— BEGIN Source excerpt —

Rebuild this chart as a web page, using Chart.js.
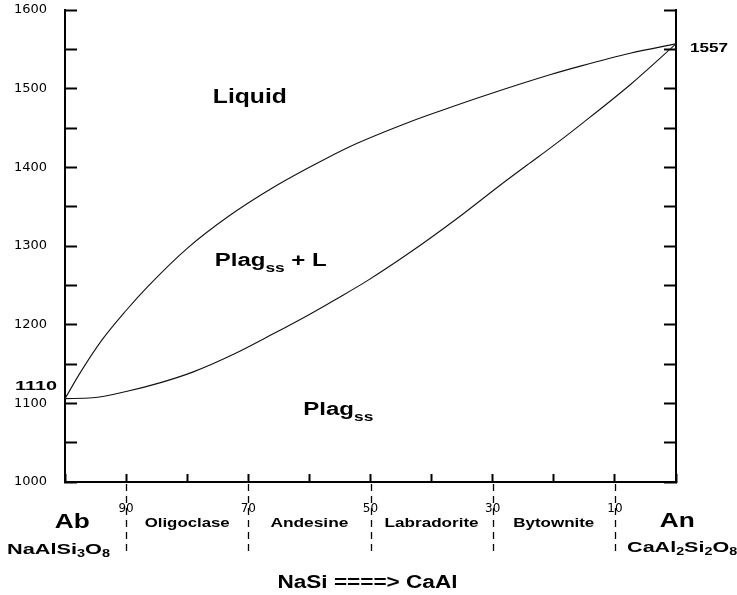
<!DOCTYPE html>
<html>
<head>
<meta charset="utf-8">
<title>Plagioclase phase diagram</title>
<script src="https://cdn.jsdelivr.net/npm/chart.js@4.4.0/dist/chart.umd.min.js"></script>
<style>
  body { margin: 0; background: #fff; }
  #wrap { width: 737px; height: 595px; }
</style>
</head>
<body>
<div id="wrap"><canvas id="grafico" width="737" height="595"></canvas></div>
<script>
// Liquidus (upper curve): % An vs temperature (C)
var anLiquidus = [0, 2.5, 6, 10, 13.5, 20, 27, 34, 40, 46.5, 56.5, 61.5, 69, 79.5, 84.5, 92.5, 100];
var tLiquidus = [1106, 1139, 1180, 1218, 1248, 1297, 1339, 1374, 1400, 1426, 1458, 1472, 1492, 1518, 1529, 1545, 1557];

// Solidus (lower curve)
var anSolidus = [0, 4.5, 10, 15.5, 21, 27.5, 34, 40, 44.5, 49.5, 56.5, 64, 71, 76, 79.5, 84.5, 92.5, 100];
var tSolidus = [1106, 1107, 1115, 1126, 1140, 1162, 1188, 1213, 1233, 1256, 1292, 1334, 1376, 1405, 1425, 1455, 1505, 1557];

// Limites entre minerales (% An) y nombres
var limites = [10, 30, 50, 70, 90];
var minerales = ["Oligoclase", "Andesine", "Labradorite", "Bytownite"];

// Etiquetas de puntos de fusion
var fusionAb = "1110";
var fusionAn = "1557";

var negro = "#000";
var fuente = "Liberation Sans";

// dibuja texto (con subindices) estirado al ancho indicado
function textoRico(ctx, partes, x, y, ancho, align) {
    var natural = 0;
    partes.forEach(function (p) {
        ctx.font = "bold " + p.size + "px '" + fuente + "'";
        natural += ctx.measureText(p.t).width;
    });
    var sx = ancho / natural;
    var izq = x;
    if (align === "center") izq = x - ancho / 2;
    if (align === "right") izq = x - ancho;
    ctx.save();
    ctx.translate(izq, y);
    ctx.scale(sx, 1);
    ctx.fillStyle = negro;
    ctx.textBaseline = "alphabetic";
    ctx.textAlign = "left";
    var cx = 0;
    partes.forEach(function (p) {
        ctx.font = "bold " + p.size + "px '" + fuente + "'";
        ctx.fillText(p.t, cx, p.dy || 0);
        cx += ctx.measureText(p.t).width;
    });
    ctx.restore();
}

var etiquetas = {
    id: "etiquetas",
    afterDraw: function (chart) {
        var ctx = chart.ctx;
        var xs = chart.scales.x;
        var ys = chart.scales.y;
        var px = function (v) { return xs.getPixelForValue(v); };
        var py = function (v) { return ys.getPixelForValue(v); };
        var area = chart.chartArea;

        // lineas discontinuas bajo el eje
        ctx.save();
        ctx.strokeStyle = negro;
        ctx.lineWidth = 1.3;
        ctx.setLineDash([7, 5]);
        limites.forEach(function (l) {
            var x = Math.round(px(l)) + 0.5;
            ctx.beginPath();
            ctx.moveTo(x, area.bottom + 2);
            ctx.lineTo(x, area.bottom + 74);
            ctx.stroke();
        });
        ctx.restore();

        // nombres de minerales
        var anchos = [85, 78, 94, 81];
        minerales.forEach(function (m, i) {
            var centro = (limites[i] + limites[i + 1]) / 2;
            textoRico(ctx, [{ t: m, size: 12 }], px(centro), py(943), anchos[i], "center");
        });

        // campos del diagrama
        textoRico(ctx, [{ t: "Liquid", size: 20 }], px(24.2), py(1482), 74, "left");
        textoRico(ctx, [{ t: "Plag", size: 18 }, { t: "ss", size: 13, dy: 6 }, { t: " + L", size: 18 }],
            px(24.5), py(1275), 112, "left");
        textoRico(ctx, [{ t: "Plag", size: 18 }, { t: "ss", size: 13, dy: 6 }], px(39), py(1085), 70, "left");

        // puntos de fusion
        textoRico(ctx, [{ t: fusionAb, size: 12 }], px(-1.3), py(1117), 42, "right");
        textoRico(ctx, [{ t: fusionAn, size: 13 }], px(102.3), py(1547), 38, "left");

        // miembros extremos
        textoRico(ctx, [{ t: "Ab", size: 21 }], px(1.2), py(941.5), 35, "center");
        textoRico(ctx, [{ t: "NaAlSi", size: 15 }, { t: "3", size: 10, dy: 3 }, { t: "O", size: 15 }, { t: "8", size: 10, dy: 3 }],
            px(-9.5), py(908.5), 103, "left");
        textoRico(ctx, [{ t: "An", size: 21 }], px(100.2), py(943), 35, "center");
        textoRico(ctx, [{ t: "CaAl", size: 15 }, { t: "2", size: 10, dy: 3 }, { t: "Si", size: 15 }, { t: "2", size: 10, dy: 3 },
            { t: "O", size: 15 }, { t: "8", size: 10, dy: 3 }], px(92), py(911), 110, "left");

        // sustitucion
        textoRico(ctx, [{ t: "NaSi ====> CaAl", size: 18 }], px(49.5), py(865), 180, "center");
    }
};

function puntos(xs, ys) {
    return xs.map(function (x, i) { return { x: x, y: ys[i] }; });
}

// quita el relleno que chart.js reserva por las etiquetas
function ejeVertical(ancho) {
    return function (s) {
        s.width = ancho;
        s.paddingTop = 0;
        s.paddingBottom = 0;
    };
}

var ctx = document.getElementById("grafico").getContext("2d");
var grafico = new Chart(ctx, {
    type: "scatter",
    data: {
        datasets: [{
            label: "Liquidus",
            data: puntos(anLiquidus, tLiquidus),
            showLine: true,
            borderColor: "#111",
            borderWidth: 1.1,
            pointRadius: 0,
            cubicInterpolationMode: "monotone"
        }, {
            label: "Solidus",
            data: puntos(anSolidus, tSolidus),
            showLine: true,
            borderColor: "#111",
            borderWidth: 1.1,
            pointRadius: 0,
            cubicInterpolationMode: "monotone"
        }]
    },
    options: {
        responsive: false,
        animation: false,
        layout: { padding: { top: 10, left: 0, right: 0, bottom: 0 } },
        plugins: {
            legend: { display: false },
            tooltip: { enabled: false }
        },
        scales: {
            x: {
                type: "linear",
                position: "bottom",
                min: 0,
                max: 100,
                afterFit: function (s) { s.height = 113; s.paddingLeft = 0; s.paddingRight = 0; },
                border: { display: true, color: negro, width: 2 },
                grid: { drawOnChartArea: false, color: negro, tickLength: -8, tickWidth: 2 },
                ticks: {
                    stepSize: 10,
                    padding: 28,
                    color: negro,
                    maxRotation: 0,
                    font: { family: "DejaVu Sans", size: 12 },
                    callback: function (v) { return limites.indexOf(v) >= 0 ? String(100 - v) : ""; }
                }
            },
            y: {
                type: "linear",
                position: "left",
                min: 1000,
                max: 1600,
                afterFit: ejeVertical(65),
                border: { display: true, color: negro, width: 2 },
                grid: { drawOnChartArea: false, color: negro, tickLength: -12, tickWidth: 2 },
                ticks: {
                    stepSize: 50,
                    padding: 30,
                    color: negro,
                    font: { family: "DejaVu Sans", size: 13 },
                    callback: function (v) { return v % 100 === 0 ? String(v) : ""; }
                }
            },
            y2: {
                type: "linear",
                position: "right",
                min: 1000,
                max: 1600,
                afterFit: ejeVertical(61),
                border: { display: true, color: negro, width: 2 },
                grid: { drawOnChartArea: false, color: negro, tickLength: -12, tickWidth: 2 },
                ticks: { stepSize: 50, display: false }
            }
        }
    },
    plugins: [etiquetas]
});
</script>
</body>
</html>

— END Source excerpt —

### [Problem to solve]
In the copy, include no pictures; restate the listing above exactly.

### [Reply]
Rebuild this chart as a web page, using Chart.js.
<!DOCTYPE html>
<html>
<head>
<meta charset="utf-8">
<title>Plagioclase phase diagram</title>
<script src="https://cdn.jsdelivr.net/npm/chart.js@4.4.0/dist/chart.umd.min.js"></script>
<style>
  body { margin: 0; background: #fff; }
  #wrap { width: 737px; height: 595px; }
</style>
</head>
<body>
<div id="wrap"><canvas id="grafico" width="737" height="595"></canvas></div>
<script>
// Liquidus (upper curve): % An vs temperature (C)
var anLiquidus = [0, 2.5, 6, 10, 13.5, 20, 27, 34, 40, 46.5, 56.5, 61.5, 69, 79.5, 84.5, 92.5, 100];
var tLiquidus = [1106, 1139, 1180, 1218, 1248, 1297, 1339, 1374, 1400, 1426, 1458, 1472, 1492, 1518, 1529, 1545, 1557];

// Solidus (lower curve)
var anSolidus = [0, 4.5, 10, 15.5, 21, 27.5, 34, 40, 44.5, 49.5, 56.5, 64, 71, 76, 79.5, 84.5, 92.5, 100];
var tSolidus = [1106, 1107, 1115, 1126, 1140, 1162, 1188, 1213, 1233, 1256, 1292, 1334, 1376, 1405, 1425, 1455, 1505, 1557];

// Limites entre minerales (% An) y nombres
var limites = [10, 30, 50, 70, 90];
var minerales = ["Oligoclase", "Andesine", "Labradorite", "Bytownite"];

// Etiquetas de puntos de fusion
var fusionAb = "1110";
var fusionAn = "1557";

var negro = "#000";
var fuente = "Liberation Sans";

// dibuja texto (con subindices) estirado al ancho indicado
function textoRico(ctx, partes, x, y, ancho, align) {
    var natural = 0;
    partes.forEach(function (p) {
        ctx.font = "bold " + p.size + "px '" + fuente + "'";
        natural += ctx.measureText(p.t).width;
    });
    var sx = ancho / natural;
    var izq = x;
    if (align === "center") izq = x - ancho / 2;
    if (align === "right") izq = x - ancho;
    ctx.save();
    ctx.translate(izq, y);
    ctx.scale(sx, 1);
    ctx.fillStyle = negro;
    ctx.textBaseline = "alphabetic";
    ctx.textAlign = "left";
    var cx = 0;
    partes.forEach(function (p) {
        ctx.font = "bold " + p.size + "px '" + fuente + "'";
        ctx.fillText(p.t, cx, p.dy || 0);
        cx += ctx.measureText(p.t).width;
    });
    ctx.restore();
}

var etiquetas = {
    id: "etiquetas",
    afterDraw: function (chart) {
        var ctx = chart.ctx;
        var xs = chart.scales.x;
        var ys = chart.scales.y;
        var px = function (v) { return xs.getPixelForValue(v); };
        var py = function (v) { return ys.getPixelForValue(v); };
        var area = chart.chartArea;

        // lineas discontinuas bajo el eje
        ctx.save();
        ctx.strokeStyle = negro;
        ctx.lineWidth = 1.3;
        ctx.setLineDash([7, 5]);
        limites.forEach(function (l) {
            var x = Math.round(px(l)) + 0.5;
            ctx.beginPath();
            ctx.moveTo(x, area.bottom + 2);
            ctx.lineTo(x, area.bottom + 74);
            ctx.stroke();
        });
        ctx.restore();

        // nombres de minerales
        var anchos = [85, 78, 94, 81];
        minerales.forEach(function (m, i) {
            var centro = (limites[i] + limites[i + 1]) / 2;
            textoRico(ctx, [{ t: m, size: 12 }], px(centro), py(943), anchos[i], "center");
        });

        // campos del diagrama
        textoRico(ctx, [{ t: "Liquid", size: 20 }], px(24.2), py(1482), 74, "left");
        textoRico(ctx, [{ t: "Plag", size: 18 }, { t: "ss", size: 13, dy: 6 }, { t: " + L", size: 18 }],
            px(24.5), py(1275), 112, "left");
        textoRico(ctx, [{ t: "Plag", size: 18 }, { t: "ss", size: 13, dy: 6 }], px(39), py(1085), 70, "left");

        // puntos de fusion
        textoRico(ctx, [{ t: fusionAb, size: 12 }], px(-1.3), py(1117), 42, "right");
        textoRico(ctx, [{ t: fusionAn, size: 13 }], px(102.3), py(1547), 38, "left");

        // miembros extremos
        textoRico(ctx, [{ t: "Ab", size: 21 }], px(1.2), py(941.5), 35, "center");
        textoRico(ctx, [{ t: "NaAlSi", size: 15 }, { t: "3", size: 10, dy: 3 }, { t: "O", size: 15 }, { t: "8", size: 10, dy: 3 }],
            px(-9.5), py(908.5), 103, "left");
        textoRico(ctx, [{ t: "An", size: 21 }], px(100.2), py(943), 35, "center");
        textoRico(ctx, [{ t: "CaAl", size: 15 }, { t: "2", size: 10, dy: 3 }, { t: "Si", size: 15 }, { t: "2", size: 10, dy: 3 },
            { t: "O", size: 15 }, { t: "8", size: 10, dy: 3 }], px(92), py(911), 110, "left");

        // sustitucion
        textoRico(ctx, [{ t: "NaSi ====> CaAl", size: 18 }], px(49.5), py(865), 180, "center");
    }
};

function puntos(xs, ys) {
    return xs.map(function (x, i) { return { x: x, y: ys[i] }; });
}

// quita el relleno que chart.js reserva por las etiquetas
function ejeVertical(ancho) {
    return function (s) {
        s.width = ancho;
        s.paddingTop = 0;
        s.paddingBottom = 0;
    };
}

var ctx = document.getElementById("grafico").getContext("2d");
var grafico = new Chart(ctx, {
    type: "scatter",
    data: {
        datasets: [{
            label: "Liquidus",
            data: puntos(anLiquidus, tLiquidus),
            showLine: true,
            borderColor: "#111",
            borderWidth: 1.1,
            pointRadius: 0,
            cubicInterpolationMode: "monotone"
        }, {
            label: "Solidus",
            data: puntos(anSolidus, tSolidus),
            showLine: true,
            borderColor: "#111",
            borderWidth: 1.1,
            pointRadius: 0,
            cubicInterpolationMode: "monotone"
        }]
    },
    options: {
        responsive: false,
        animation: false,
        layout: { padding: { top: 10, left: 0, right: 0, bottom: 0 } },
        plugins: {
            legend: { display: false },
            tooltip: { enabled: false }
        },
        scales: {
            x: {
                type: "linear",
                position: "bottom",
                min: 0,
                max: 100,
                afterFit: function (s) { s.height = 113; s.paddingLeft = 0; s.paddingRight = 0; },
                border: { display: true, color: negro, width: 2 },
                grid: { drawOnChartArea: false, color: negro, tickLength: -8, tickWidth: 2 },
                ticks: {
                    stepSize: 10,
                    padding: 28,
                    color: negro,
                    maxRotation: 0,
                    font: { family: "DejaVu Sans", size: 12 },
                    callback: function (v) { return limites.indexOf(v) >= 0 ? String(100 - v) : ""; }
                }
            },
            y: {
                type: "linear",
                position: "left",
                min: 1000,
                max: 1600,
                afterFit: ejeVertical(65),
                border: { display: true, color: negro, width: 2 },
                grid: { drawOnChartArea: false, color: negro, tickLength: -12, tickWidth: 2 },
                ticks: {
                    stepSize: 50,
                    padding: 30,
                    color: negro,
                    font: { family: "DejaVu Sans", size: 13 },
                    callback: function (v) { return v % 100 === 0 ? String(v) : ""; }
                }
            },
            y2: {
                type: "linear",
                position: "right",
                min: 1000,
                max: 1600,
                afterFit: ejeVertical(61),
                border: { display: true, color: negro, width: 2 },
                grid: { drawOnChartArea: false, color: negro, tickLength: -12, tickWidth: 2 },
                ticks: { stepSize: 50, display: false }
            }
        }
    },
    plugins: [etiquetas]
});
</script>
</body>
</html>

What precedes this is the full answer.